L’affaire des quotas et la rupture du pacte républicain
Ne dit-on pas toujours, pour expliquer la violence et le racisme dans les stades, que le football est à l’image de la société dans laquelle il se trouve. Aujourd’hui, le football français se trouve dans une société française où une crise économique sans précédent fait rage et où le musulman, symbolisé par l’image de «l’Arabe immigré», chez les couches les plus limitées intellectuellement de la société française, a été désigné par la classe politique hexagonale, incapable de donner du travail ou du logement à la population, comme le bouc émissaire parfait. Et le football, à travers l’équipe nationale, ne fait pas exception à la règle.

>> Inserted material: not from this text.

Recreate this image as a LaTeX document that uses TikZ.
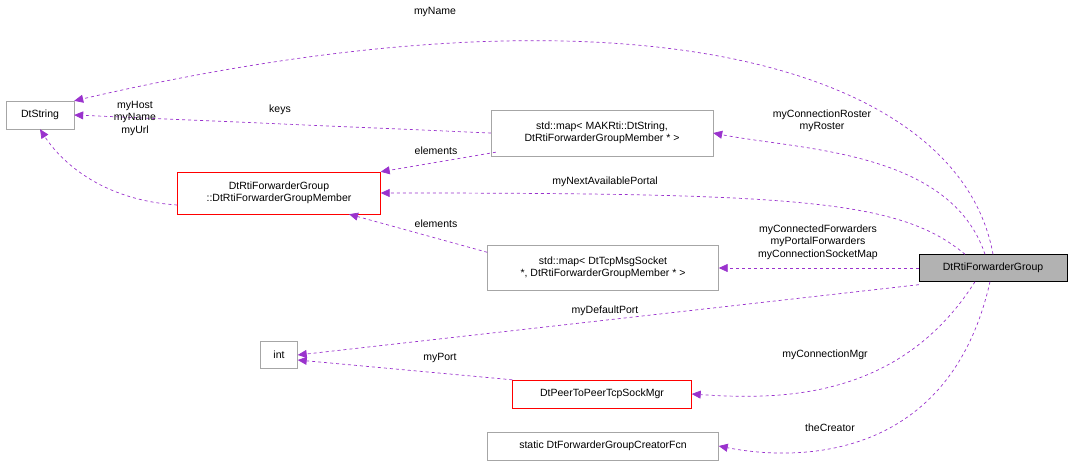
\documentclass[tikz,border=0pt]{standalone}
\usepackage{fontspec}
\setmainfont{Liberation Sans}
\usetikzlibrary{arrows.meta,calc}
\definecolor{ed}{HTML}{9A32CD}
\begin{document}
\begin{tikzpicture}[x=1pt,y=-1pt,
 box/.style={draw=#1,fill=white,inner sep=2pt,font=\fontsize{10.5}{12.5}\selectfont,align=center},
 box/.default={black!35},
 e/.style={draw=ed,dashed,line width=0.7pt,-{Triangle[fill=ed,length=9pt,width=8pt]}},
 lb/.style={font=\fontsize{10.5}{12.5}\selectfont,align=center}]
\useasboundingbox (0,0) rectangle (1072,468);
\node[box,minimum width=68,minimum height=28] (ds) at (40,115) {DtString};
\node[box,minimum width=222,minimum height=46] (m1) at (602,133) {std::map< MAKRti::DtString,\\ DtRtiForwarderGroupMember * >};
\node[box=red,minimum width=203,minimum height=42] (mem) at (279,193) {DtRtiForwarderGroup\\ ::DtRtiForwarderGroupMember};
\node[box,minimum width=231,minimum height=45] (m2) at (603,268) {std::map< DtTcpMsgSocket\\ *, DtRtiForwarderGroupMember * >};
\node[box=black,fill=black!30,minimum width=148,minimum height=27] (g) at (993,268) {DtRtiForwarderGroup};
\node[box,minimum width=37,minimum height=27] (int) at (279,355) {int};
\node[box=red,minimum width=179,minimum height=28] (p) at (602,394) {DtPeerToPeerTcpSockMgr};
\node[box,minimum width=231,minimum height=28] (st) at (603,446) {static DtForwarderGroupCreatorFcn};

\draw[e] (g.north) .. controls (960,70) and (640,-30) .. (ds.north east);
\node[lb] at (435,12) {myName};
\draw[e] (m1.west) -- (ds.east);
\node[lb] at (280,110) {keys};
\draw[e] ($(m1.south west)+(5,-4)$) -- (mem.north east);
\node[lb] at (436,151) {elements};
\draw[e] ($(mem.west)+(0,12)$) .. controls (100,200) and (60,160) .. (ds.south);
\node[lb] at (135,118) {myHost\\myName\\myUrl};
\draw[e] ($(g.north)+(-8,0)$) .. controls (950,150) and (800,150) .. (m1.east);
\node[lb] at (822,121) {myConnectionRoster\\myRoster};
\draw[e] ($(g.north)+(-28,0)$) .. controls (900,200) and (800,193) .. (mem.east);
\node[lb] at (605,182) {myNextAvailablePortal};
\draw[e] ($(m2.north west)+(0,7)$) -- ($(mem.south)+(70,0)$);
\node[lb] at (436,224) {elements};
\draw[e] (g.west) -- (m2.east);
\node[lb] at (818,242) {myConnectedForwarders\\myPortalForwarders\\myConnectionSocketMap};
\draw[e] ($(g.south west)+(0,3)$) -- (int.east);
\node[lb] at (605,311) {myDefaultPort};
\draw[e] (p.north west) -- ($(int.east)+(0,5)$);
\node[lb] at (440,358) {myPort};
\draw[e] ($(g.south)+(-18,0)$) .. controls (900,400) and (780,400) .. (p.east);
\node[lb] at (825,355) {myConnectionMgr};
\draw[e] ($(g.south)+(-3,0)$) .. controls (950,460) and (800,462) .. (st.east);
\node[lb] at (830,428) {theCreator};
\end{tikzpicture}
\end{document}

Et la presse française, à travers le monopole exercé par le quotidien l’Equipe, se fait l’écho de toutes ces allusions nauséabondes en médiatisant certains faits, en les tronquant et en étouffant d’autres. Cela avait commencé par l’affaire scandaleuse des quotas, révélée par nos confrères de Médiapart, qui a été étouffée par le monde du football, la classe politique et la presse. S’en est suivie la première décision de Laurent Blanc, sélectionneur national, de supprimer les repas hallal en équipe de France, saluée par l’ensemble de la presse et des médias comme s’il s’agissait d’une victoire et, enfin, les continuelles interrogations des médias concernant l’implication des joueurs de l’équipe de France, s’interrogeant constamment sur des grandes radios comme RMC, sur le fait qu’ils ne chantent pas l’hymne national, alors que ce n’est pas une obligation, qu’ils ne sont pas patriotes et qu’ils ne sont que des racailles de banlieues attirés par l’argent. Après chaque match de l’équipe de France, on souligne le fait, avec un langage à peine plus soutenu, que certains joueurs, surtout ceux d’origine maghrébine ou assimilés (comme Ribéry), ou encore africaine, ne sont pas éduqués, que ce sont des voyous et des mauvais Français. Le dernier Euro en est l’illustration parfaite où certains joueurs ont été «lynchés» médiatiquement alors que la France a été éliminée en quarts de finale par le futur champion d’Europe, l’Espagne, ce qui n’a rien de déshonorant en soi. Tous ces facteurs ont brisé le ressort du «pacte républicain» qui régnait dans le football français et ont fait réfléchir les jeunes Franco-Algériens qui se disent que se faire traîner dans la boue, même pour 15000 euros par match, cela ne vaut pas le coup, quand on peut jouer avec respect de l’autre côté de la Méditerrannée.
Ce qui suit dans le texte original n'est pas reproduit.